Joli mai

Publié le 27 mai 2009 par Didier T.
Vous non plus plus, vous n’avez pas passé joli mai sur la Croisette. Vous non plus vous n’avez pas erré parmi les errants à Cannes. On nous dit que là-bas, c’est le grand cinéma, c’est surtout le grand déballage, vu de Paris sous la pluie, des marques, des marques et encore et toujours des marques, des robes longues pas toujours réussies, des rivières de diamants à l’éclat malsain, trop de fond de teint, trop de champagne tiède, trop de doré. J’en peux plus de Cotillard, de Kruger, de Jolie, de Cruz et d’Almodovar. Rien à faire du dernier Tarantino. Je n’irais pas voir le Lars Von Trier non plus.

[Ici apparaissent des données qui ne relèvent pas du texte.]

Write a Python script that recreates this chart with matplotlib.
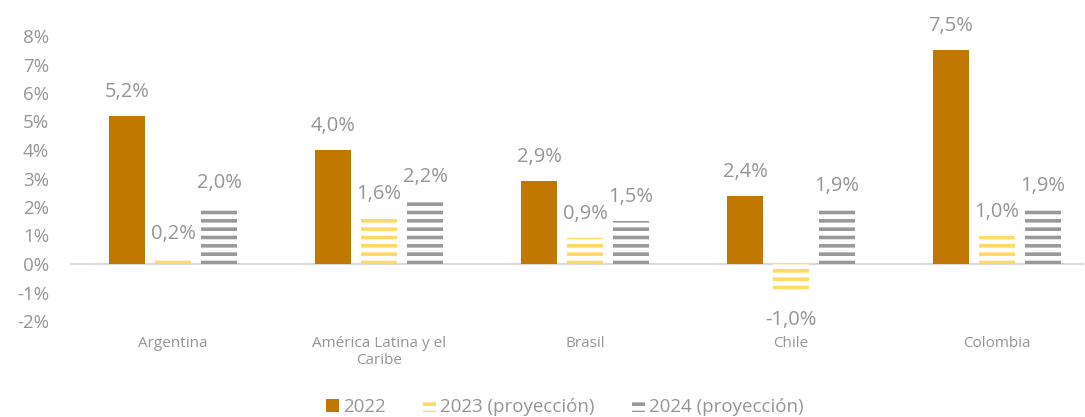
import matplotlib
matplotlib.use("Agg")
import matplotlib.pyplot as plt
from matplotlib.patches import Patch
import numpy as np

categories = ["Argentina", "América Latina y el\nCaribe", "Brasil", "Chile", "Colombia"]
series_names = ["2022", "2023 (proyección)", "2024 (proyección)"]
v2022 = [5.2, 4.0, 2.9, 2.4, 7.5]
v2023 = [0.2, 1.6, 0.9, -1.0, 1.0]
v2024 = [2.0, 2.2, 1.5, 1.9, 1.9]
yticks = [-2, -1, 0, 1, 2, 3, 4, 5, 6, 7, 8]

colors = ["#C07800", "#FFD966", "#999999"]
hatches = [None, "--", "--"]
text_color = "#959595"

plt.rcParams['font.family'] = ['Open Sans', 'DejaVu Sans']
plt.rcParams['hatch.linewidth'] = 2.6

W, H = 1085, 417
fig = plt.figure(figsize=(W / 100, H / 100), dpi=100)
ax_left, ax_right = 70, 1084
ax_top, ax_bottom = 36, 321
ax = fig.add_axes([ax_left / W, 1 - ax_bottom / H, (ax_right - ax_left) / W, (ax_bottom - ax_top) / H])

x = np.arange(len(categories))
pitch = 206.0
width = 36 / pitch
offs = [-46 / pitch, 0, 46 / pitch]
all_vals = [v2022, v2023, v2024]

for i, (vals, c, h) in enumerate(zip(all_vals, colors, hatches)):
    if h is None:
        ax.bar(x + offs[i], vals, width, color=c, linewidth=0, zorder=2)
    else:
        ax.bar(x + offs[i], vals, width, facecolor="white", edgecolor=c,
               hatch=h, linewidth=0, zorder=2)
    for xi, v in zip(x + offs[i], vals):
        lab = f"{v:.1f}%".replace(".", ",")
        dy = 24 if v >= 0 else -27
        ax.annotate(lab, (xi, v), xytext=(0, dy), textcoords="offset pixels",
                    ha="center", va="center", fontsize=14.5, color=text_color)

ax.axhline(0, color="#D9D9D9", linewidth=1.5, zorder=1)
ax.set_ylim(-2, 8)
ax.set_xlim(-0.5, -0.5 + (ax_right - ax_left) / pitch)
ax.set_yticks(yticks)
ax.set_yticklabels([f"{t}%" for t in yticks], fontsize=13.5, color=text_color)
ax.set_xticks(x)
ax.set_xticklabels(categories, fontsize=11, color=text_color)
for t in ax.get_xticklabels():
    t.set_multialignment("center")
ax.tick_params(axis="both", length=0)
ax.tick_params(axis="y", pad=15)
ax.tick_params(axis="x", pad=11)
for s in ax.spines.values():
    s.set_visible(False)

handles = [Patch(facecolor=colors[0], linewidth=0),
           Patch(facecolor="white", edgecolor=colors[1], hatch="--", linewidth=0),
           Patch(facecolor="white", edgecolor=colors[2], hatch="--", linewidth=0)]
fig.legend(handles, series_names, loc="center", bbox_to_anchor=(565 / W, 1 - 407 / H),
           ncol=3, frameon=False, fontsize=13.5, handlelength=0.7, handleheight=0.7,
           handletextpad=0.2, columnspacing=2.0, labelcolor=text_color)

fig.savefig("out.png", dpi=100)
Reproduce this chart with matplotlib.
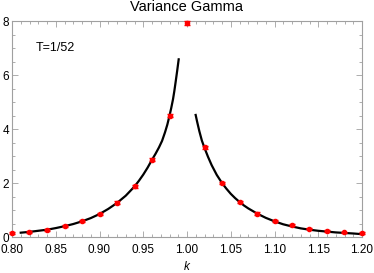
import matplotlib
matplotlib.use("Agg")
import matplotlib.pyplot as plt
from matplotlib.ticker import MultipleLocator, FormatStrFormatter

plt.rcParams['font.family'] = ['Liberation Sans', 'DejaVu Sans']

# simulated points (red, with error bars)
k_pts = [0.80, 0.82, 0.84, 0.86, 0.88, 0.90, 0.92, 0.94, 0.96, 0.98, 1.00,
         1.02, 1.04, 1.06, 1.08, 1.10, 1.12, 1.14, 1.16, 1.18, 1.20]
v_pts = [0.14, 0.19, 0.27, 0.41, 0.58, 0.86, 1.27, 1.88, 2.86, 4.49, 7.93,
         3.32, 2.00, 1.30, 0.87, 0.60, 0.44, 0.31, 0.23, 0.17, 0.14]
v_err = [0.03, 0.03, 0.03, 0.03, 0.04, 0.04, 0.05, 0.05, 0.06, 0.06, 0.08,
         0.06, 0.05, 0.05, 0.04, 0.04, 0.03, 0.03, 0.03, 0.03, 0.03]

# model curve, left branch
k_left = [0.81, 0.82, 0.83, 0.84, 0.85, 0.86, 0.87, 0.88, 0.89, 0.90, 0.91,
          0.92, 0.93, 0.94, 0.945, 0.95, 0.955, 0.96, 0.964, 0.968, 0.9715,
          0.9749, 0.9775, 0.98, 0.982, 0.984, 0.9855, 0.987, 0.9888, 0.9905]
v_left = [0.16, 0.19, 0.23, 0.27, 0.33, 0.40, 0.48, 0.58, 0.70, 0.85, 1.04,
          1.26, 1.53, 1.87, 2.08, 2.31, 2.57, 2.86, 3.08, 3.32, 3.56,
          3.88, 4.16, 4.49, 4.78, 5.10, 5.40, 5.74, 6.16, 6.58]

# model curve, right branch
k_right = [1.0099, 1.0115, 1.0141, 1.017, 1.02, 1.024, 1.0282, 1.034, 1.04,
           1.045, 1.05, 1.055, 1.06, 1.065, 1.07, 1.08, 1.09, 1.10, 1.11,
           1.12, 1.13, 1.14, 1.15, 1.16, 1.17, 1.18, 1.19, 1.198]
v_right = [4.52, 4.28, 3.92, 3.57, 3.30, 2.97, 2.66, 2.30, 2.00,
           1.79, 1.60, 1.44, 1.30, 1.17, 1.06, 0.87, 0.71, 0.58, 0.47,
           0.39, 0.32, 0.27, 0.23, 0.20, 0.17, 0.15, 0.13, 0.11]

fig = plt.figure(figsize=(3.74, 2.73), dpi=100)
ax = fig.add_axes([12/374, 36/273, 350/374, 216/273])

ax.plot(k_left, v_left, color='black', lw=1.6, zorder=2)
ax.plot(k_right, v_right, color='black', lw=1.6, zorder=2)
ax.errorbar(k_pts, v_pts, yerr=v_err, fmt='o', color='red', ms=3,
            elinewidth=1, capsize=2.5, capthick=1, zorder=3, clip_on=False)

ax.set_xlim(0.80, 1.20)
ax.set_ylim(0, 8)
ax.xaxis.set_major_locator(MultipleLocator(0.05))
ax.xaxis.set_minor_locator(MultipleLocator(0.01))
ax.xaxis.set_major_formatter(FormatStrFormatter('%.2f'))
ax.yaxis.set_major_locator(MultipleLocator(2))
ax.yaxis.set_minor_locator(MultipleLocator(0.5))

for s in ax.spines.values():
    s.set_color('#a0a0a0')
    s.set_linewidth(0.8)
ax.tick_params(which='both', direction='in', top=True, right=True,
               color='#a0a0a0', labelsize=8.5, width=0.6)
ax.tick_params(which='major', length=4)
ax.tick_params(which='minor', length=2)
ax.tick_params(axis='x', which='major', pad=5)
ax.tick_params(axis='y', which='major', pad=2)

ax.set_title('Variance Gamma', fontsize=10.5, pad=7)
ax.set_xlabel('k', style='italic', fontsize=8.5, labelpad=4)
ax.text(0.8274, 7.0, 'T=1/52', fontsize=9, va='center', ha='left')

fig.savefig('out.png', dpi=100)
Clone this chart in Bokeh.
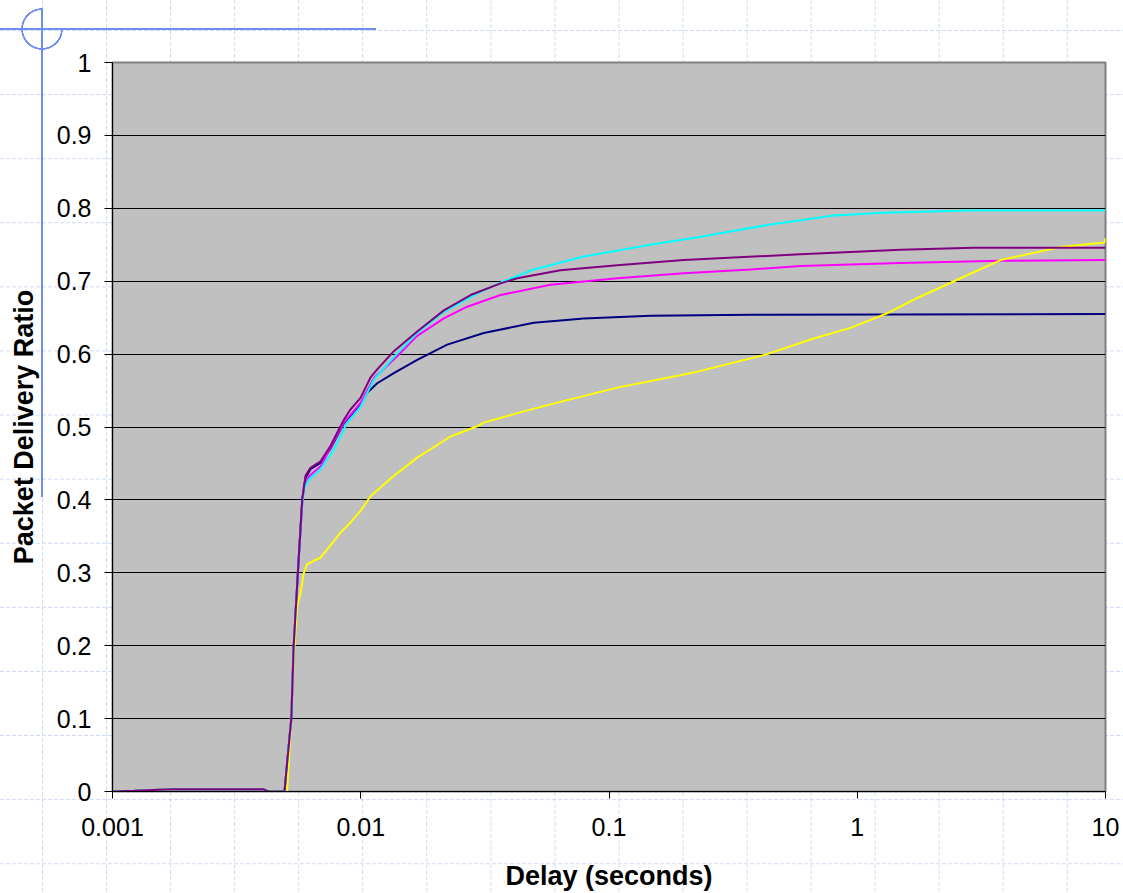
from bokeh.plotting import figure
from bokeh.models import Range1d, FixedTicker, CustomJSTickFormatter
from bokeh.embed import file_html
from bokeh.resources import INLINE

# ---------------- data (delay in seconds, packet delivery ratio) -------------
start_delay = [0.001, 0.00122, 0.00175, 0.00406, 0.00425, 0.00493]
start_ratio = [0.0, 0.001, 0.003, 0.003, 0.0, 0.0]

navy_delay = [0.00525, 0.00537, 0.00558, 0.00581, 0.00599, 0.00627, 0.00689,
              0.00755, 0.00855, 0.00998, 0.01062, 0.01165, 0.01359, 0.01688,
              0.0223, 0.0313, 0.04979, 0.07915, 0.147, 0.3715, 10.0]
navy_ratio = [0.10, 0.20, 0.30, 0.40, 0.430, 0.442, 0.451,
              0.470, 0.505, 0.530, 0.547, 0.560, 0.574, 0.592,
              0.613, 0.629, 0.643, 0.649, 0.6525, 0.654, 0.655]

magenta_delay = [0.00525, 0.00537, 0.00558, 0.0058, 0.0059, 0.00618, 0.00689,
                 0.00855, 0.00998, 0.01129, 0.01402, 0.01688, 0.02161, 0.02684,
                 0.03656, 0.05813, 0.1079, 0.2002, 0.3715, 0.5907, 1.494,
                 3.776, 10.0]
magenta_ratio = [0.10, 0.20, 0.30, 0.39, 0.419, 0.432, 0.446,
                 0.506, 0.533, 0.567, 0.597, 0.625, 0.649, 0.665,
                 0.681, 0.695, 0.704, 0.711, 0.716, 0.721, 0.725,
                 0.728, 0.729]

yellow_delay = [0.00505, 0.00521, 0.00537, 0.00555, 0.00572, 0.0059, 0.00609,
                0.00689, 0.00733, 0.00829, 0.00909, 0.00998, 0.01095, 0.01359,
                0.01688, 0.02299, 0.02945, 0.0313, 0.04268, 0.05813, 0.1079,
                0.2002, 0.2337, 0.4338, 0.648, 0.9393, 1.32, 1.744, 2.528,
                3.776, 6.585, 9.91, 10.0]
yellow_ratio = [0.0, 0.082, 0.182, 0.255, 0.273, 0.300, 0.312,
                0.321, 0.332, 0.355, 0.369, 0.385, 0.405, 0.433,
                0.458, 0.487, 0.501, 0.506, 0.519, 0.531, 0.554,
                0.572, 0.577, 0.600, 0.620, 0.636, 0.656, 0.677, 0.702,
                0.729, 0.747, 0.753, 0.759]

cyan_delay = [0.00525, 0.00537, 0.00558, 0.0058, 0.0059, 0.00618, 0.00689,
              0.00779, 0.00882, 0.00998, 0.01129, 0.01402, 0.01688, 0.02161,
              0.02854, 0.0377, 0.04979, 0.07915, 0.147, 0.2337, 0.4338,
              0.8045, 1.279, 2.773, 10.0]
cyan_ratio = [0.10, 0.20, 0.30, 0.39, 0.415, 0.428, 0.442,
              0.469, 0.506, 0.528, 0.565, 0.601, 0.629, 0.658,
              0.681, 0.700, 0.716, 0.734, 0.750, 0.761, 0.777,
              0.790, 0.794, 0.797, 0.797]

purple_delay = [0.00525, 0.00537, 0.00558, 0.00581, 0.00599, 0.00627, 0.00689,
                0.00755, 0.00855, 0.00909, 0.00998, 0.01095, 0.01165, 0.01359,
                0.01688, 0.02161, 0.02768, 0.03656, 0.04268, 0.06376, 0.1079,
                0.2002, 0.5907, 1.494, 2.94, 10.0]
purple_ratio = [0.10, 0.20, 0.30, 0.40, 0.433, 0.444, 0.453,
                0.474, 0.510, 0.524, 0.540, 0.568, 0.579, 0.604,
                0.631, 0.660, 0.681, 0.697, 0.704, 0.715, 0.722,
                0.729, 0.737, 0.743, 0.746, 0.746]

series = [
    ("#000080", navy_delay, navy_ratio),
    ("#FF00FF", magenta_delay, magenta_ratio),
    ("#FFFF00", yellow_delay, yellow_ratio),
    ("#00FFFF", cyan_delay, cyan_ratio),
    ("#800080", purple_delay, purple_ratio),
]

x_ticks = [0.001, 0.01, 0.1, 1, 10]
y_ticks = [0, 0.1, 0.2, 0.3, 0.4, 0.5, 0.6, 0.7, 0.8, 0.9, 1.0]
x_title = "Delay (seconds)"
y_title = "Packet Delivery Ratio"

# ---------------- figure ------------------------------------------------------
W, H = 1123, 893
grid_c = "#D0DBF5"
blue = "#6E8EF0"
ring = f"transparent 18.8px, {blue} 19.2px, {blue} 20.6px, transparent 21px"
layers = [
    (f"radial-gradient(circle at 22px 22px, {ring})", "22px 44px", "20px 7px", "no-repeat"),
    (f"radial-gradient(circle at 0px 0px, {ring})", "22px 22px", "42px 29px", "no-repeat"),
    (f"linear-gradient({blue}, {blue})", "376px 2px", "0px 28px", "no-repeat"),
    (f"linear-gradient({blue}, {blue})", "2px 489px", "41px 8px", "no-repeat"),
    (f"conic-gradient(from 0deg at 1px 4px, transparent 0 75%, {grid_c} 75% 100%)",
     "64.05px 6px", "42px 0px", "repeat"),
    (f"conic-gradient(from 0deg at 4px 1px, transparent 0 75%, {grid_c} 75% 100%)",
     "6px 64.1px", "0px 30px", "repeat"),
]

p = figure(width=W, height=H, x_axis_type="log",
           x_range=Range1d(0.001, 10), y_range=Range1d(0, 1),
           output_backend="svg", toolbar_location=None,
           min_border_left=112, min_border_right=18,
           min_border_top=62, min_border_bottom=100)
p.styles = {
    "background-color": "white",
    "background-image": ", ".join(l[0] for l in layers),
    "background-size": ", ".join(l[1] for l in layers),
    "background-position": ", ".join(l[2] for l in layers),
    "background-repeat": ", ".join(l[3] for l in layers),
}
p.border_fill_color = None
p.background_fill_color = "#C0C0C0"
p.outline_line_color = "#808080"
p.outline_line_width = 2

font = "Liberation Sans"
for ax in (p.xaxis[0], p.yaxis[0]):
    ax.axis_line_color = "black"
    ax.axis_line_width = 1
    ax.major_tick_line_color = "black"
    ax.major_tick_in = 0
    ax.minor_tick_line_color = None
    ax.major_label_text_font = font
    ax.major_label_text_font_size = "25px"
    ax.major_label_text_color = "black"
    ax.axis_label_text_font = font
    ax.axis_label_text_font_size = "27px"
    ax.axis_label_text_font_style = "bold"
    ax.axis_label_text_color = "black"

p.xaxis.ticker = FixedTicker(ticks=x_ticks)
p.xaxis.formatter = CustomJSTickFormatter(code="return tick.toString()")
p.xaxis.major_tick_out = 7
p.xaxis.major_label_standoff = 19
p.xaxis.axis_label = x_title
p.xaxis.axis_label_standoff = 22

p.yaxis.ticker = FixedTicker(ticks=y_ticks)
p.yaxis.formatter = CustomJSTickFormatter(
    code="return String(Math.round(tick*10)/10)")
p.yaxis.major_tick_out = 8
p.yaxis.major_label_standoff = 13
p.yaxis.axis_label = y_title
p.yaxis.axis_label_standoff = 15

p.xgrid.grid_line_color = None
p.ygrid.ticker = FixedTicker(ticks=y_ticks)
p.ygrid.grid_line_color = "black"
p.ygrid.grid_line_width = 1

for color, d, r in series:
    p.line(start_delay + d, start_ratio + r, line_color=color, line_width=2)

open("out.html", "w").write(file_html(p, INLINE))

Les gens du pont Haizhu à Guanzhou en Chine, le festival de Cannes, eux aussi, ils s’en fichent pas mal. C’est le pont des TS. TS ? Tentatives de suicide. En mai Monsieur K., appelons-le, comme ça, voulait, comme d’autres avant lui en avril par exemple, sauter de ce pont. On peut être sur le bord du précipice et avoir du mal à se décider. Y’a sûrement quelque chose qui nous retient à la vie, le souvenir d’un sourire, ou d’une paire d’yeux rieurs, le goût d’une madeleine, l’odeur de quelqu’un, alors parfois la TS, elle dure, dure, dure. Pendant ce temps-là (le temps de la prise de décision), la circulation est bloquée. C’est ballot. Dans les embouteillages,  dans ces appareils démoniaques que sont les voitures, les hommes perdent souvent la tête. Le volant les rend fous. Alors M. K2, appelons le comme ça, est sorti de sa voiture, arrêtée depuis cinq heures par cette foutue TS, il a couru vers le pont en empruntant la bande arrêt urgence et il a rejoint M. K. Il lui a expliqué qu’il faisait chaud, qu’il y avait un bon film d’Almodovar à la télévision, que sa femme lui préparait non pas des nems mais une paëlla et qu’il n’avait pas l’intention de se laisser pourrir la vie plus longtemps par quelqu’un qui faisait une TS.
- Sale égoïste, vas, tu violes mon droit à disposer de ce pont public pour rentrer passer une bonne soirée Almodovar. De toute façon, petit couard, t’es pas cap’ de sauter, te faut 5 heures de réflexion, tout ça, j’en ai marre, alors tu sais quoi, en mai, soyons généreux !
Et M.K2 a poussé M. K dans le vide. Huit mètres de chute libre pour M. K.
En mai toujours, pendant que Cotillard bécote Canet, que Pitt bécote Jolie, que Parker bécote Longoria, qu’ils jouent des jeux d'apparence sur tapis rouge et flash d'appareils photos, à Paris au 15 rue des petites écuries, la ville n’est pas encore éveillée, Lucy prépare un drap. Elle s’apprête à commettre un acte violent qui entraînera des lésions cartilagineuses au niveau du larynx et de la trachée ; les voies aériennes seront obstruées, il y aura une occlusion des vaisseaux du cou et peut-être, même, des lésions nerveuses au niveau du plexus brachial, du pédicule jugulo-carotidien et du nerf vague, et puis au final, un oedème cérébral se développera par anoxie, acidose, stase sanguine et extravasation vasculaire. Lucy aura commis, avec son drap, le meurtre d’elle-même alors même qu’on projetait, à Cannes, lieu de perdition totale, des extraits du prochain film où elle tient le rôle de Jane Birkin. Pendue. C’est con. 
Pour Karl Menninger, célèbre psychiatre américain, le suicide exprime à la fois un désir de mourir, un désir de commette l’acte de tuer et un désir d’être tué. Oui, oui, le désir de tuer est détourné de son objet premier pour se retourner contre la personne de celui qui éprouve ce désir et se réaliser sous la forme d’un suicide. Je m’inquiète donc pour M. K2 et quelques autres, dont moi-même, qui désire(nt) souvent tuer de longues listes de gens.